My friend has a 1st gen Macbook Pro (the model just before the unibody) which I offered to upgrade the hard drive in after he was complaining he didn't have enough space. I successfully did this to mine last year so I didn't think I would have any issues doing it again.

It was all fine until I put it all back together again and fired it up, and now the screen remains blank. I can hear the hard drive whirring away and the CD drive spinning when I put the installation disk in (which now I can't get out) but nothing seems to be working. I thought it might have something to do with the new hard drive I tried to install so I swapped it back out for the old one and I still have the same problem.

I was very careful dismantling it (and have done it many times before) and I can't see anything obvious internally that would be causing this problem. Does anybody have any idea what could be causing this? It's bad enough this is happening but it's even worse that it isn't my computer that it's happening to...
 
are you getting the POST chime when you hit the power button? have you connected to an external monitor to see if you have video? does the sleep light indicator come on when the computer is powered on? it sounds like a failed video card. does this happen to be the model mbp with the nvidia 8600m gt?
 
are you getting the POST chime when you hit the power button? have you connected to an external monitor to see if you have video? does the sleep light indicator come on when the computer is powered on? it sounds like a failed video card. does this happen to be the model mbp with the nvidia 8600m gt?

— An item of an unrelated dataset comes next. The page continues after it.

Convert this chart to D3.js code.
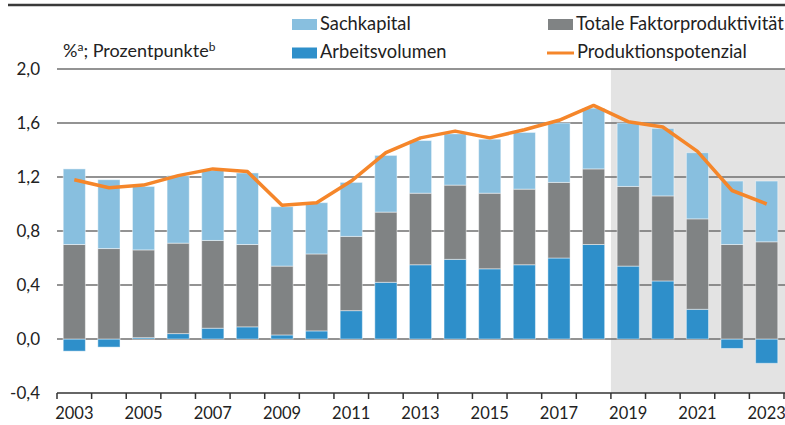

Thanks for your help. But after hours of trying to figure out what was wrong today thinking it was the display, all it turned turned out to be was the RAM that I installed at the same time wasn't working (which I completely overlooked as a possible factor until another friend pointed it out as a possibility). But this is where it gets interesting (at least for me)...

The new 2 x 2GB ended up to be the problem after it successfully powered on when I put the old 2 x 1GB sticks back in. So I tried both 2GB sticks one at a time to see if one or both of them were faulty (or maybe just the wrong type), but none of them worked on their own either. Then I thought I would try a combination of 1x1GB and 1x2GB, and loe and behold - It then registered as having 3GB of memory installed! :confused:
 
First gen MBP motherboard has a limit with its chipset, in terms of RAM.

Yeah I thought as much, I was just confused as to why it didn't work when I only put one 2gb stick in... I'm assuming then that Macs need to have both memory slots occupied to work?